>> begin Extracted information
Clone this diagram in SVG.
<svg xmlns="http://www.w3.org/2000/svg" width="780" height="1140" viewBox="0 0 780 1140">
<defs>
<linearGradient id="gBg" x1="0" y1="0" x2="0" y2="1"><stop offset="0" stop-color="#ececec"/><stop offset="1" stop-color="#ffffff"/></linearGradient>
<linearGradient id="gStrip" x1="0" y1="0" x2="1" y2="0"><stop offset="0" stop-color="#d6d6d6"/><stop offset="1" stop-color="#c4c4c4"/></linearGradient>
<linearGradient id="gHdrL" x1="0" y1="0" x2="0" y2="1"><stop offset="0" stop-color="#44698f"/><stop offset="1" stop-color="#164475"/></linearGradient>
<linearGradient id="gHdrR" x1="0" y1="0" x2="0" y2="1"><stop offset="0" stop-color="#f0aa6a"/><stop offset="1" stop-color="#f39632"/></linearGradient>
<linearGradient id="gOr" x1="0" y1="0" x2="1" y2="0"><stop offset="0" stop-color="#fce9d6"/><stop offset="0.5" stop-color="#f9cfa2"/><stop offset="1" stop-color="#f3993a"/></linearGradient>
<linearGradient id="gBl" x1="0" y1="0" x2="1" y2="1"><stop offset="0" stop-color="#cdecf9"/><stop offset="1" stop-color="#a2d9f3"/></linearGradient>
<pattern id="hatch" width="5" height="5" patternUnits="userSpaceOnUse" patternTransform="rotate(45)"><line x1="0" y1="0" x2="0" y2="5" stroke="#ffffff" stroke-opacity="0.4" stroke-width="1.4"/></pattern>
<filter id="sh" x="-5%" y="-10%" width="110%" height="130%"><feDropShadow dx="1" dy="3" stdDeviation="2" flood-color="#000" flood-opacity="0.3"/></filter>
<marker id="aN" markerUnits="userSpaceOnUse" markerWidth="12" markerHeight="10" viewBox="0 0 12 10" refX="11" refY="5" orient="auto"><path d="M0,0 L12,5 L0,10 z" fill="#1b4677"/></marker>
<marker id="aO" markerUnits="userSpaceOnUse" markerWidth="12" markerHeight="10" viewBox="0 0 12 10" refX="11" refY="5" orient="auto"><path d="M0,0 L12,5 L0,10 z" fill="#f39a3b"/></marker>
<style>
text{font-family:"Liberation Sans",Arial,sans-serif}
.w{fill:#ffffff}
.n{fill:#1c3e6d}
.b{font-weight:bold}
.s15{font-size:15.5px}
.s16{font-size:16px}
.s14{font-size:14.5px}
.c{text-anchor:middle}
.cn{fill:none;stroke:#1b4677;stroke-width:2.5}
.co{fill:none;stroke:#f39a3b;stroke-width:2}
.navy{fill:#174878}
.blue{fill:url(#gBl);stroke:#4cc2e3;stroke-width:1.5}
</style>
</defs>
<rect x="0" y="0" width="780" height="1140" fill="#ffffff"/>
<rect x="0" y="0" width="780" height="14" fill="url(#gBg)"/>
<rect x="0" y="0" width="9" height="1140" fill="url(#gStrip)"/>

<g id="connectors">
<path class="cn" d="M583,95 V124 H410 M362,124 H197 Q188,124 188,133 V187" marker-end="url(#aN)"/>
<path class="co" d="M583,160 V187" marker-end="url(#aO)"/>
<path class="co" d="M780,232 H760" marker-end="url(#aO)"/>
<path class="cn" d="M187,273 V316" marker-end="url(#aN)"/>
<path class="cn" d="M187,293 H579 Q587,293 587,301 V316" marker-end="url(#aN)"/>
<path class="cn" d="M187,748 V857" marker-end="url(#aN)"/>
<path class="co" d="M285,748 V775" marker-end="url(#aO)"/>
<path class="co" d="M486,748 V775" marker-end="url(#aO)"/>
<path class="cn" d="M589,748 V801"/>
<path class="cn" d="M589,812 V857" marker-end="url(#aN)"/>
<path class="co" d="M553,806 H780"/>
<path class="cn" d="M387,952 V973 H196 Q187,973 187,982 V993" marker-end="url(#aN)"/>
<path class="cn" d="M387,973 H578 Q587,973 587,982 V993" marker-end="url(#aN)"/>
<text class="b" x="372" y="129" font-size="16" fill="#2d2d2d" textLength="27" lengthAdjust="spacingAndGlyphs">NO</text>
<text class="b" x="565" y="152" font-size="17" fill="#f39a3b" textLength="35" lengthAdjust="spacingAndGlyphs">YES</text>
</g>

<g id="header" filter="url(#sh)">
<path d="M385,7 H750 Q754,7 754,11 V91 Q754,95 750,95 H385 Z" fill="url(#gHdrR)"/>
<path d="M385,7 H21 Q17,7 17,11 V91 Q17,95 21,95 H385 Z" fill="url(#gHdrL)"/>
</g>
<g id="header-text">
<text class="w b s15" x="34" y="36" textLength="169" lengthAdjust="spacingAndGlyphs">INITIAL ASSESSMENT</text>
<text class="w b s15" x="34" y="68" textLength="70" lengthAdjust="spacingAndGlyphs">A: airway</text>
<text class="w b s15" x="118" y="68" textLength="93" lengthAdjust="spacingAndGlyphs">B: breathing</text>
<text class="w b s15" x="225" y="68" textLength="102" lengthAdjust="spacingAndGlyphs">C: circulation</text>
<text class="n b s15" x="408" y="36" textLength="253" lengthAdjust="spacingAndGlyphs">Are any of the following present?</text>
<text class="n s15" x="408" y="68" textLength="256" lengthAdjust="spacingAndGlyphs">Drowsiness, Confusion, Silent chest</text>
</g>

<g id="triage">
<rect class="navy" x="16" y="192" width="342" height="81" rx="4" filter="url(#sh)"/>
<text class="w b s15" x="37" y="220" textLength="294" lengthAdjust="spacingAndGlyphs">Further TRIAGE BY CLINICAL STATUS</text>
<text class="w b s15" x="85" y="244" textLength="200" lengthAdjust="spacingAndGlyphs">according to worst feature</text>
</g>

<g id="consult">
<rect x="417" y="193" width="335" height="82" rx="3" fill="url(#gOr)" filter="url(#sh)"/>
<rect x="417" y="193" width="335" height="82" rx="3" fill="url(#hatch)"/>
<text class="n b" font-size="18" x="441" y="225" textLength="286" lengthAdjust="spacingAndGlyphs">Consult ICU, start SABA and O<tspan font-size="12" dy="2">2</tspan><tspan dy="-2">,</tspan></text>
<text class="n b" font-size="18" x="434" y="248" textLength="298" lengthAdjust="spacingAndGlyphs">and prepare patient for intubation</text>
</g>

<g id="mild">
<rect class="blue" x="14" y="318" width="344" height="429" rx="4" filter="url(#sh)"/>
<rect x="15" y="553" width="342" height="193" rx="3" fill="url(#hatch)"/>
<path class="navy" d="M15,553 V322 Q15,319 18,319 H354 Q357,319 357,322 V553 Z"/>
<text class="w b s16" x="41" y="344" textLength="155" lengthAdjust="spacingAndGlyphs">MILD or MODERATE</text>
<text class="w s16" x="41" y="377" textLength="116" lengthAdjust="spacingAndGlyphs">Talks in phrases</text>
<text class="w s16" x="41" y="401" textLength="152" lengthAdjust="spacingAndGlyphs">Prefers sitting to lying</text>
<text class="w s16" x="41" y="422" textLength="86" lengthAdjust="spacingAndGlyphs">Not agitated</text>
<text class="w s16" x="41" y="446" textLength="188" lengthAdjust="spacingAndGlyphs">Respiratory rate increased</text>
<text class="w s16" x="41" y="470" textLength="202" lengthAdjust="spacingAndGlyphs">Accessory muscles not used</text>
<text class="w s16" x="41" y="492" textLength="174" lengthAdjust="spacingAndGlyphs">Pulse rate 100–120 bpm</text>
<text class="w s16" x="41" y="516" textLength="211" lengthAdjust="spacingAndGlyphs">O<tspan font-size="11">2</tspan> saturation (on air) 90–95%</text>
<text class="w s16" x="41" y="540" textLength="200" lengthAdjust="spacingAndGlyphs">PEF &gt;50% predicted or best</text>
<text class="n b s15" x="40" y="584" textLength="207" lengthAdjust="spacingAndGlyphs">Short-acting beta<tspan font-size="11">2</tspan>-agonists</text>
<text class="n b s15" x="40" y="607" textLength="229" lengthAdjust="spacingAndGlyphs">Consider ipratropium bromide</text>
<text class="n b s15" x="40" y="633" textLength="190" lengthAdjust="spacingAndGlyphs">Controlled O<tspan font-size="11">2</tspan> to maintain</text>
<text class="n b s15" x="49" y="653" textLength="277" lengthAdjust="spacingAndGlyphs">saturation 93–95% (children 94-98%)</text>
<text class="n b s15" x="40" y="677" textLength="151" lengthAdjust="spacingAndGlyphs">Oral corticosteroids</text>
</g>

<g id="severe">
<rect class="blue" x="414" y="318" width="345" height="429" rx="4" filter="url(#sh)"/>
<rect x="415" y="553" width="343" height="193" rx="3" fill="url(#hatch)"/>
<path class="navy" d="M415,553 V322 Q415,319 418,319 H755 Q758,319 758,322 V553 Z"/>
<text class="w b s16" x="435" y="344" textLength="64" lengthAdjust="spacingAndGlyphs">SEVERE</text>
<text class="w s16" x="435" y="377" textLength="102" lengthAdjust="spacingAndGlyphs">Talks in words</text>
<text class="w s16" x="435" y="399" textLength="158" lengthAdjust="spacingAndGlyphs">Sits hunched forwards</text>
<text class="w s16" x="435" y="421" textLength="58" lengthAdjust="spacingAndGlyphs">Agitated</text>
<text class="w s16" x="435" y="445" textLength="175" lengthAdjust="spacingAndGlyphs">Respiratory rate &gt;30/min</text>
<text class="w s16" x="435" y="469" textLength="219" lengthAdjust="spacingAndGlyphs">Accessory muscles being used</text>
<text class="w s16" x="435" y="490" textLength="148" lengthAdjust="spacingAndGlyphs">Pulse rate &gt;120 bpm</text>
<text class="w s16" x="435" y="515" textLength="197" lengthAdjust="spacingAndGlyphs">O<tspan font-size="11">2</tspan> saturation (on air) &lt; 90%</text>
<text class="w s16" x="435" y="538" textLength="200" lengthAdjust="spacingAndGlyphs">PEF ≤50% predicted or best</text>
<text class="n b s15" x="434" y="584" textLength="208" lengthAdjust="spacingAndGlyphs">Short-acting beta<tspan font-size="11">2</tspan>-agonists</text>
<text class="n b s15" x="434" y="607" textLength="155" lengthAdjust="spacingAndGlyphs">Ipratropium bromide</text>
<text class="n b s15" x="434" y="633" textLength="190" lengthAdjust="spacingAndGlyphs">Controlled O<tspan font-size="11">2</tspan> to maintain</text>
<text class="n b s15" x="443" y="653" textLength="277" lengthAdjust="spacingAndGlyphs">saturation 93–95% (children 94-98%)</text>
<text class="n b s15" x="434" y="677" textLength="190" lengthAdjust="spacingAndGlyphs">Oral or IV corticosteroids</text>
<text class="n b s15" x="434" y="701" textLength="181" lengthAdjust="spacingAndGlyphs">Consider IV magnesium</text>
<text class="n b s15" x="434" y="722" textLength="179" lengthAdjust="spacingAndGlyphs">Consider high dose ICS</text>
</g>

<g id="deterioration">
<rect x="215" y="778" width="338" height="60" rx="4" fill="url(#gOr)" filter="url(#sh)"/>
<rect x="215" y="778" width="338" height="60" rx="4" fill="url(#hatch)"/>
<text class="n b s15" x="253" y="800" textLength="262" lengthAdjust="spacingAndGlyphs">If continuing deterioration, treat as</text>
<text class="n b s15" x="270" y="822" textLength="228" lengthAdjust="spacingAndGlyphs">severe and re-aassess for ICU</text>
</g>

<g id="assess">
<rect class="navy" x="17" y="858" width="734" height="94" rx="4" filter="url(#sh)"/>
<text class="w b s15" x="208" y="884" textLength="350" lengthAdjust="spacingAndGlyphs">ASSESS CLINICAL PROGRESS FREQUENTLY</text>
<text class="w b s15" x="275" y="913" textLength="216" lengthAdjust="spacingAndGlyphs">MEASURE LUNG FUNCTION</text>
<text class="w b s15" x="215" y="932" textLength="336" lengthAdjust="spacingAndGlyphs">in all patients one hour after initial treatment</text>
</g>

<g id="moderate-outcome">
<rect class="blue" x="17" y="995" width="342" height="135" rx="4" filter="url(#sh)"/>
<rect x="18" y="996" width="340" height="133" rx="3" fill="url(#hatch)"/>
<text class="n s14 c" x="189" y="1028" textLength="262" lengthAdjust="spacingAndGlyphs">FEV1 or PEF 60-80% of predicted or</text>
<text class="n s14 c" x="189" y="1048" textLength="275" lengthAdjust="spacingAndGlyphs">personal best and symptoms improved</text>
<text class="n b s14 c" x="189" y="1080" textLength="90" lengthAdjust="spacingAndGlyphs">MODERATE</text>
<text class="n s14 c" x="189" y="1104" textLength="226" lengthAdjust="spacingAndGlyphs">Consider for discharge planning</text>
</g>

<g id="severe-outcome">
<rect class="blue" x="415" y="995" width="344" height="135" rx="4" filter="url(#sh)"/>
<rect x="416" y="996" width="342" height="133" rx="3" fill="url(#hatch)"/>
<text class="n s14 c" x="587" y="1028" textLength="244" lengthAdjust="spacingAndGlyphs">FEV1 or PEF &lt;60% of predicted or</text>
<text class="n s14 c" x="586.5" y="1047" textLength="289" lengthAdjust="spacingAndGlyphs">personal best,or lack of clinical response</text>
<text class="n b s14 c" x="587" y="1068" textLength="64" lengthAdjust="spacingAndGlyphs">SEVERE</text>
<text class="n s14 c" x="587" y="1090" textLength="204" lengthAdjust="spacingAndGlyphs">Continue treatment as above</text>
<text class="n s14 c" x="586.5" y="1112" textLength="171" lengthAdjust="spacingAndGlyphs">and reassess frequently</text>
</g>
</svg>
>> end Extracted information
>> begin Extracted information
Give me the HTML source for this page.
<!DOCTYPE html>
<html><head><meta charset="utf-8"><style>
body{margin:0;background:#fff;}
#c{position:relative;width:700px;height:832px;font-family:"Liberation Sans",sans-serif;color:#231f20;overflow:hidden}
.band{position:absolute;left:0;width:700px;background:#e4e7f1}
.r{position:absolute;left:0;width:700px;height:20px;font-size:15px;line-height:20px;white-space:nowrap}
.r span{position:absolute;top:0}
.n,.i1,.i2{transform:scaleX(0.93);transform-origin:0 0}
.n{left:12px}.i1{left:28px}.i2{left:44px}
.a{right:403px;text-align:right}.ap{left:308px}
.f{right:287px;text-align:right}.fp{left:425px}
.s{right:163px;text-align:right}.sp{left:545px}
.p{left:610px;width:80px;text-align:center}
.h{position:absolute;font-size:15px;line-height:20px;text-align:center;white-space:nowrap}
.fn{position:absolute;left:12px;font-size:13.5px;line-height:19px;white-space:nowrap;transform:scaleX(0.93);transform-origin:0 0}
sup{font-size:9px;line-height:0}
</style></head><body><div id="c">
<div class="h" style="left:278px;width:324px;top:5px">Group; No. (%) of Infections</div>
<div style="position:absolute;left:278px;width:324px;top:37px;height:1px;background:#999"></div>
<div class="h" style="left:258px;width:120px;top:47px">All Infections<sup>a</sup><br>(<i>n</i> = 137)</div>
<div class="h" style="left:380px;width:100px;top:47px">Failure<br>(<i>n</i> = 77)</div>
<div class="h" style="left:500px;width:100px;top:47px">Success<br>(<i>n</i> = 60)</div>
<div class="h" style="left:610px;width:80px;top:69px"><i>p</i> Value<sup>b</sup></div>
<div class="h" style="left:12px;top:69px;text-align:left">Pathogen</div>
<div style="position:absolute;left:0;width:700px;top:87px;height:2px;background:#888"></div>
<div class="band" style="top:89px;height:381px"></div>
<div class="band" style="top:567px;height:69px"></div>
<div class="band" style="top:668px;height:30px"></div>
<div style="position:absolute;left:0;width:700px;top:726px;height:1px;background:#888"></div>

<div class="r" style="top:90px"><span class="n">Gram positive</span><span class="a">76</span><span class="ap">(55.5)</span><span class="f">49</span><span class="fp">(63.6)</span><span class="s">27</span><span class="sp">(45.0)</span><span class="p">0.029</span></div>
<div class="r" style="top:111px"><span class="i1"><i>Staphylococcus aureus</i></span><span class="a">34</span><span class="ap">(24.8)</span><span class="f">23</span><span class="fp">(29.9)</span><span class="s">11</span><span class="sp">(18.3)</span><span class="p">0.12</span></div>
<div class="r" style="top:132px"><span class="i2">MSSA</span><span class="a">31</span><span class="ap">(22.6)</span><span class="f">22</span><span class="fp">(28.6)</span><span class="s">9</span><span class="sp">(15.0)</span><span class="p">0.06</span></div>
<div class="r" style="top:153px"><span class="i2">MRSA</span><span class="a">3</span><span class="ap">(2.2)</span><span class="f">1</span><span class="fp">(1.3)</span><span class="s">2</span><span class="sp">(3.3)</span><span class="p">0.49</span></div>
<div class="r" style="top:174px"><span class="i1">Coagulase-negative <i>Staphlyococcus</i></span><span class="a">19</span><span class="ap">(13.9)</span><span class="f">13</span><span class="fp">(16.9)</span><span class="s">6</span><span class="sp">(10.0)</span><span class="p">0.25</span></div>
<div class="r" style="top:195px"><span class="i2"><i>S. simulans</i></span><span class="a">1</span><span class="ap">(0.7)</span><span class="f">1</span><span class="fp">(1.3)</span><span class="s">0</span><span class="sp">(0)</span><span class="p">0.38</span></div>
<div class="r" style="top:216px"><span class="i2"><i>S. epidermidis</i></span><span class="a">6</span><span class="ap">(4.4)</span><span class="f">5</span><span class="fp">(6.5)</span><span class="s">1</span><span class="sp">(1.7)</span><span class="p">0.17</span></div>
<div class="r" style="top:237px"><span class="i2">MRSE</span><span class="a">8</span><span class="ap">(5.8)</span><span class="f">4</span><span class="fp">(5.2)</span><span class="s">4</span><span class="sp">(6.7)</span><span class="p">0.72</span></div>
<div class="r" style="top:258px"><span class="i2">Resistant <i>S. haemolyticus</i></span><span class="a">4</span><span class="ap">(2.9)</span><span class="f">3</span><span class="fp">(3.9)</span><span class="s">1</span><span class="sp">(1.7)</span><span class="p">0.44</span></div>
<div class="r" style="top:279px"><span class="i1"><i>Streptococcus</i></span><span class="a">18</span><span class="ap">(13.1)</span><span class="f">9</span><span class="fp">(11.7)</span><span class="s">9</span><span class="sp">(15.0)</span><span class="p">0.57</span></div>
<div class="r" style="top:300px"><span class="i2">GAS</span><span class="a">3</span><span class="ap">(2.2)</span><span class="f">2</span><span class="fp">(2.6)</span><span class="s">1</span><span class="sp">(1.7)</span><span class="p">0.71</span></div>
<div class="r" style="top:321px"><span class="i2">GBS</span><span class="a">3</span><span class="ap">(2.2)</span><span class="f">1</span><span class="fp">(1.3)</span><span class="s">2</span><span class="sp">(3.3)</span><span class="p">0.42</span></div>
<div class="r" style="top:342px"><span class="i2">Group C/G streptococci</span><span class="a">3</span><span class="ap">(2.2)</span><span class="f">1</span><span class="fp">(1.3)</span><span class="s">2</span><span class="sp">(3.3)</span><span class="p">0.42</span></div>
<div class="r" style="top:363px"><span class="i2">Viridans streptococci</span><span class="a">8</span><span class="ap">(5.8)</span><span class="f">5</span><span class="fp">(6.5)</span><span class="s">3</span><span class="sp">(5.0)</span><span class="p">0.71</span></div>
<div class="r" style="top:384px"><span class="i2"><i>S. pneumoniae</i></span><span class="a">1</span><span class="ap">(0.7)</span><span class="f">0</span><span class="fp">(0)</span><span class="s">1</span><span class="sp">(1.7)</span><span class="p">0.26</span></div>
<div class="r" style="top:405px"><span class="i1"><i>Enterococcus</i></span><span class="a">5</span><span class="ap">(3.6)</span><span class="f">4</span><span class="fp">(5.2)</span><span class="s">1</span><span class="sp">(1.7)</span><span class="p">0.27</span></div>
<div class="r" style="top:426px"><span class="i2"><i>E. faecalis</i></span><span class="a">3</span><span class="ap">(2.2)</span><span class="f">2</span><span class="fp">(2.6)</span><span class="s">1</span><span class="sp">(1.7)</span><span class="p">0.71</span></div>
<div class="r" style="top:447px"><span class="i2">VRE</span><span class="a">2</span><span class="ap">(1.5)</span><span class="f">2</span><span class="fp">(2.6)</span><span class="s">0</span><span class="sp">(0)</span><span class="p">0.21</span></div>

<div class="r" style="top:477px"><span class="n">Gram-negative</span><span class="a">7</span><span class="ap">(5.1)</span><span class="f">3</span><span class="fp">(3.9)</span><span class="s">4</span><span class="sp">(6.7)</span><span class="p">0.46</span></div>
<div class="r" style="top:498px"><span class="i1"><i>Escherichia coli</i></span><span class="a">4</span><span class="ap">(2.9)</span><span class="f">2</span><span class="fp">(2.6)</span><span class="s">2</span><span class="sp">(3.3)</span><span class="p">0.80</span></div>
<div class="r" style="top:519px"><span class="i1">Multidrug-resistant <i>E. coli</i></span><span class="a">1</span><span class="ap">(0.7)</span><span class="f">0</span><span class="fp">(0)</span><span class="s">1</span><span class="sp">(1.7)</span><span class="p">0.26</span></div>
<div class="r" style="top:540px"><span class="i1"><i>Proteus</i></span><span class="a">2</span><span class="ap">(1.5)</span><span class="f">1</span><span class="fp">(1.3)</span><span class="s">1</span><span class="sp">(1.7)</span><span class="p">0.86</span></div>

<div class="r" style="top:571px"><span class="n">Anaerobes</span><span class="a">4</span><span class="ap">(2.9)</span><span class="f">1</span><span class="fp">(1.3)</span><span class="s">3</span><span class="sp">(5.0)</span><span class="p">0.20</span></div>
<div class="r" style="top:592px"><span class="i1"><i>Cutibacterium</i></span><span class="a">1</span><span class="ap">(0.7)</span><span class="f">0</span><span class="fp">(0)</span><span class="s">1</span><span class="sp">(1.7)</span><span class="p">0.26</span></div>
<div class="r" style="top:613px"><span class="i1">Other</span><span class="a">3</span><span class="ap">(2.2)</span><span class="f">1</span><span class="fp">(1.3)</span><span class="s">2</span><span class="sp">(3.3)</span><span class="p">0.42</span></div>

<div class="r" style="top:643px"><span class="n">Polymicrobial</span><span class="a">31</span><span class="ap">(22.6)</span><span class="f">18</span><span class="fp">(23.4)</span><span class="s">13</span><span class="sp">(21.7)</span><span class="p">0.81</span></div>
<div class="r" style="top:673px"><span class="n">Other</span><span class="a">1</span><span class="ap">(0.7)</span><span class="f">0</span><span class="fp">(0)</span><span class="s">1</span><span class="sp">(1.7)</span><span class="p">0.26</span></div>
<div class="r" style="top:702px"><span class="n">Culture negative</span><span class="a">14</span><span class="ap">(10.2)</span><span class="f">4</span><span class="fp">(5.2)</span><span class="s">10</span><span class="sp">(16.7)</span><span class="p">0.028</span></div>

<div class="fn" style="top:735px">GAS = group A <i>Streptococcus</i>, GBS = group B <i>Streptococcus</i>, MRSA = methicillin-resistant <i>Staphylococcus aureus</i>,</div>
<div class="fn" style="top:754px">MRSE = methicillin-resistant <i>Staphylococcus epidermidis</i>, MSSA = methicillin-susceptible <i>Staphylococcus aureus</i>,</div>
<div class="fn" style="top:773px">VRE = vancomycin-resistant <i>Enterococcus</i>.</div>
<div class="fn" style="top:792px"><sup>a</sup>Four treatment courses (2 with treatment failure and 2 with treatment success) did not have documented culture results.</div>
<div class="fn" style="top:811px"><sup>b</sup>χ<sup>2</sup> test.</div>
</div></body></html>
>> end Extracted information
>> begin Extracted information
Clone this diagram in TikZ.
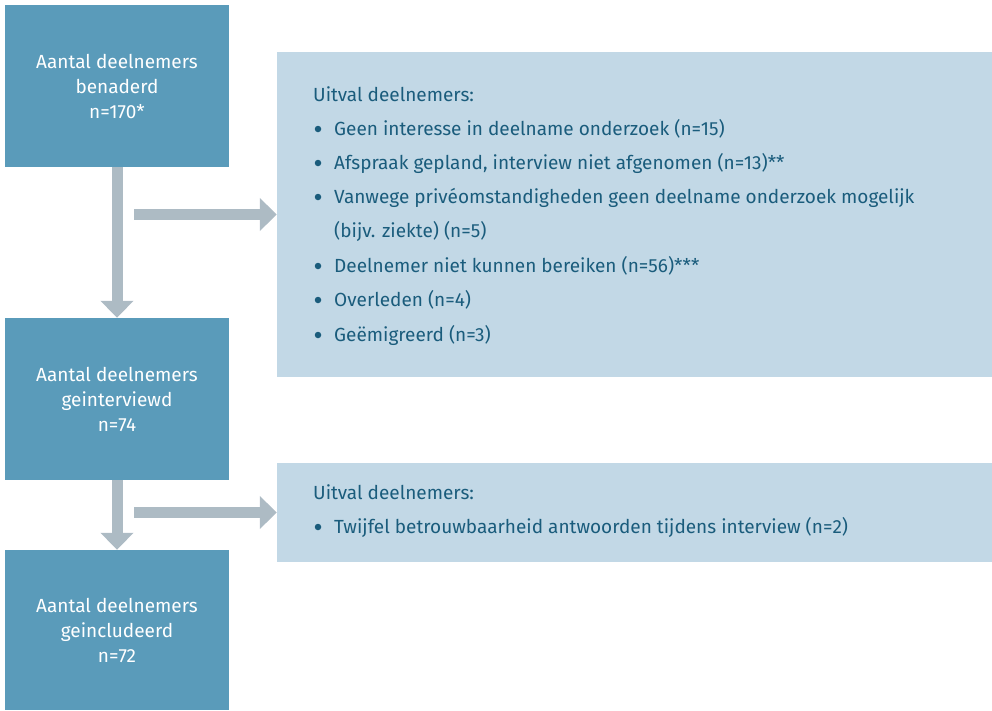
>> end Extracted information
→ Exercise goal: Which lines contain the word "diagram"? Copy each one.

→ Solved exercise:
Clone this diagram in SVG.
Clone this diagram in TikZ.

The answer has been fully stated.